Freshworks, the US-based IT company with over 5,000 employees worldwide, has announced plans to reduce its workforce by 13%, impacting approximately 660 employees. This decision is part of a broader restructuring strategy aimed at improving operational efficiency and aligning talent with the company’s strategic priorities.
The layoffs will affect employees across Freshworks’ global operations, including in the US, India, and other regions. The company disclosed its decision in a regulatory filing with the US Securities and Exchange Commission (SEC) alongside its quarterly earnings report.
Dennis Woodside, the CEO of Freshworks, who assumed leadership on May 1, outlined the rationale behind this decision. He emphasized the need to streamline operations and focus on three key areas: the employee experience (EX) business, artificial intelligence (AI), and customer experience (CX) products.

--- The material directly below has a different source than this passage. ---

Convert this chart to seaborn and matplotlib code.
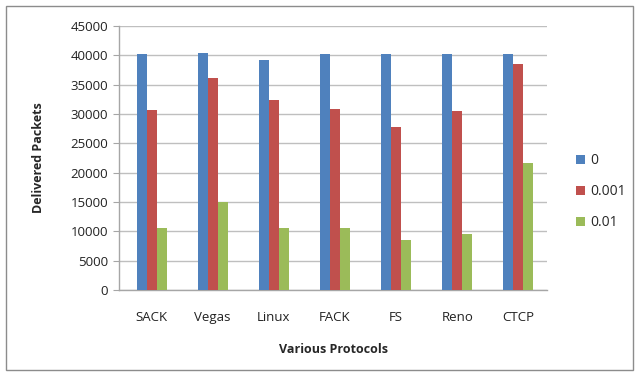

Under his leadership, Freshworks has already begun consolidating teams and reallocating resources. Teams working on CX products such as support, sales, and marketing have been merged to enhance efficiency, with investments redirected towards the company’s fastest-growing EX segment.
“These changes were made carefully to lay a strong foundation for the future,” Woodside explained in an open letter to employees. He also highlighted the company’s intent to sharpen its focus on priorities that drive customer impact.
The layoffs mark a significant moment for Freshworks as it adapts to evolving market demands and prepares for long-term growth. By prioritizing its EX, AI, and CX initiatives, the company aims to create a more agile and focused workforce capable of delivering greater value to its customers.
While the decision affects many employees, the company views this restructuring as a necessary step toward ensuring sustained success in an increasingly competitive tech landscape.